Did someone just say something about the road to Hell being paved with good, or at least honorable, intentions? No? I guess that was just me wishful thinking aloud.
I am only coming clean in the hope that I can alert all of you to the danger of signing up with an outfit you only know from the Internet. I know we all regard Washington, D.C., as a swamp. But compared to the creepy crawly creatures who lurk inside our computers, those legislators, bureaucrats and lobbyists, are angels, complete with harps and halos.
But, when all is said and done, at least I have the heart-warming satisfaction of knowing this Yuletide that I saved the poor fellow his job.
Bert Black, the pride of Silver Spring, MD, sent me a joke which he assumed I had heard before. I hadn’t, and perhaps neither have you.
Bob was sitting on a plane waiting to fly to Chicago when Jack took the seat next to him. Bob was an emotional wreck, pale, hands shaking and a scrim of sweat on his brow.
“What’s the problem?” Jack asked. “Fear of flying?”
“It’s not that. I’ve been transferred to Chicago, and I hear the people there are crazy. All those shootings, gangs, race riots, drug addicts and the highest murder rate in the country.”
“Relax,” Jack advised. “I’ve lived in Chicago my entire life. It’s not as bad as the media makes it out to be. Find a nice home, go to work, enroll your kids in a good private school and mind your own business. I’ve worked there for 14 years and never had any trouble.”
Bob was greatly relieved. “Thanks. I’ve been a nervous wreck, but if you’ve worked there for all that time and not had any problems, it sounds okay.
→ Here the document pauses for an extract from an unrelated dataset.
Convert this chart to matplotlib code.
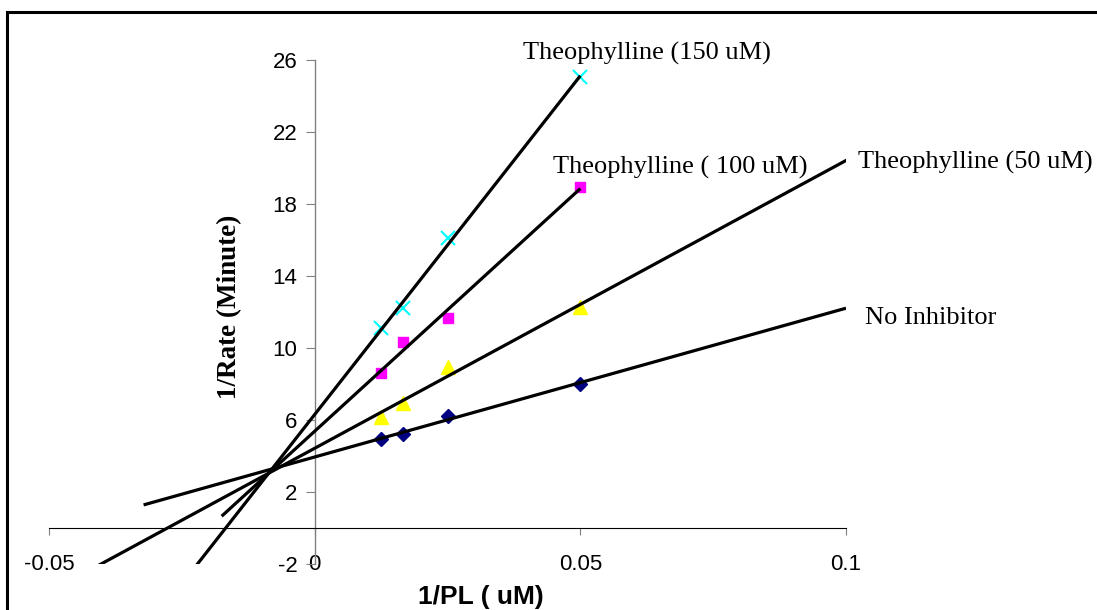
import numpy as np
import matplotlib
matplotlib.use('Agg')
import matplotlib.pyplot as plt
from matplotlib.patches import Rectangle

# 1/[PL] (uM^-1) and 1/rate (min)
inv_pl = [0.0125, 0.01667, 0.025, 0.05]
no_inhibitor = [4.93, 5.22, 6.22, 8.02]
theo_50 = [6.19, 6.96, 8.96, 12.26]
theo_100 = [8.63, 10.35, 11.65, 18.96]
theo_150 = [11.09, 12.2, 16.1, 25.04]

series_names = ['No Inhibitor', 'Theophylline (50 uM)', 'Theophylline ( 100 uM)', 'Theophylline (150 uM)']

W, H = 1097, 610
SANS = 'Liberation Sans'
SERIF = 'Liberation Serif'
plt.rcParams['axes.unicode_minus'] = False


def px(x, y):
    return x / W, 1 - y / H


fig = plt.figure(figsize=(W / 100, H / 100), dpi=100)
l, b = 49 / W, (H - 564) / H
ax = fig.add_axes([l, b, (846 - 49) / W, (564 - 60) / H])

# marker style, trendline span (backward / forward end) for each series
styles = [
    (no_inhibitor, dict(marker='D', color='#000080', ms=7), (-0.0322, 0.1)),
    (theo_50, dict(marker='^', color='#FFFF00', ms=10), (-0.05, 0.1005)),
    (theo_100, dict(marker='s', color='#FF00FF', ms=7.5), (-0.0175, 0.05)),
    (theo_150, dict(marker='x', color='#00FFFF', ms=10, mew=1.5), (-0.05, 0.05)),
]

x = np.array(inv_pl)
for ys, mk, (x0, x1) in styles:
    ax.plot(x, ys, ls='none', zorder=2, **mk)
    k, c = np.polyfit(x, ys, 1)
    xx = np.array([x0, x1])
    ax.plot(xx, k * xx + c, color='black', lw=2.3, zorder=3, solid_capstyle='butt')

ax.set_xlim(-0.05, 0.1)
ax.set_ylim(-2, 26)
ax.set_xticks([-0.05, 0, 0.05, 0.1])
ax.set_xticklabels(['-0.05', '0', '0.05', '0.1'])
ax.set_yticks([-2, 2, 6, 10, 14, 18, 22, 26])

for s in ['top', 'right']:
    ax.spines[s].set_visible(False)
ax.spines['left'].set_position(('data', 0))
ax.spines['bottom'].set_position(('data', 0))
ax.spines['left'].set_color('#808080')
ax.spines['left'].set_linewidth(1.0)
ax.spines['bottom'].set_linewidth(0.8)
ax.patch.set_visible(False)

ax.tick_params(axis='x', direction='out', length=5, width=0.8, pad=13.5,
               labelsize=16, color='#808080')
ax.tick_params(axis='y', direction='out', length=6.5, width=0.8, pad=6,
               labelsize=16, color='#808080')
for t in ax.get_xticklabels() + ax.get_yticklabels():
    t.set_fontfamily(SANS)

fig.text(*px(481, 597), '1/PL ( uM)', fontsize=19, fontweight='bold',
         family=SANS, ha='center', va='center')
fig.text(*px(230, 307), '1/Rate (Minute)', fontsize=19.5, fontweight='bold',
         family=SERIF, ha='center', va='center', rotation=90)

label_pos = [(865, 318), (858, 162), (553, 167), (523, 53)]
for name, (lx, ly) in zip(series_names, label_pos):
    fig.text(*px(lx, ly), name, fontsize=19, family=SERIF, ha='left', va='center')

# outer chart frame (runs off the right and bottom edges)
fig.patches.append(Rectangle(px(6.5, 700), 1.2, (700 - 12) / H, transform=fig.transFigure,
                             fill=False, edgecolor='black', lw=2.2, figure=fig))

plt.savefig('out.png', dpi=100)
plt.close()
By the way, what do you do for a living?”
“I’m the tail gunner on a Budweiser truck.”
Sometimes, when you hear about a jihadist blowing up a train station or a Stephen Paddock shooting up a concert because, so far as we know, he really hated country music, you could easily conclude that the world is a very scary place full of very spooky people.
But I get that same queasy feeling every time some $250 million movie with “Harry Potter,” “Lord of the Rings” or “Star Wars,” in the title opens, and I see a TV reporter interviewing people who have been camping out on the sidewalk for a week in order to make sure they see it before their friends.
Of course, even that calls for a gigantic leap of faith; namely, the assumption that these oddballs have actual human friends, and not merely figments of their overwrought imaginations to whom they’ve given names and with whom they’ve had sex.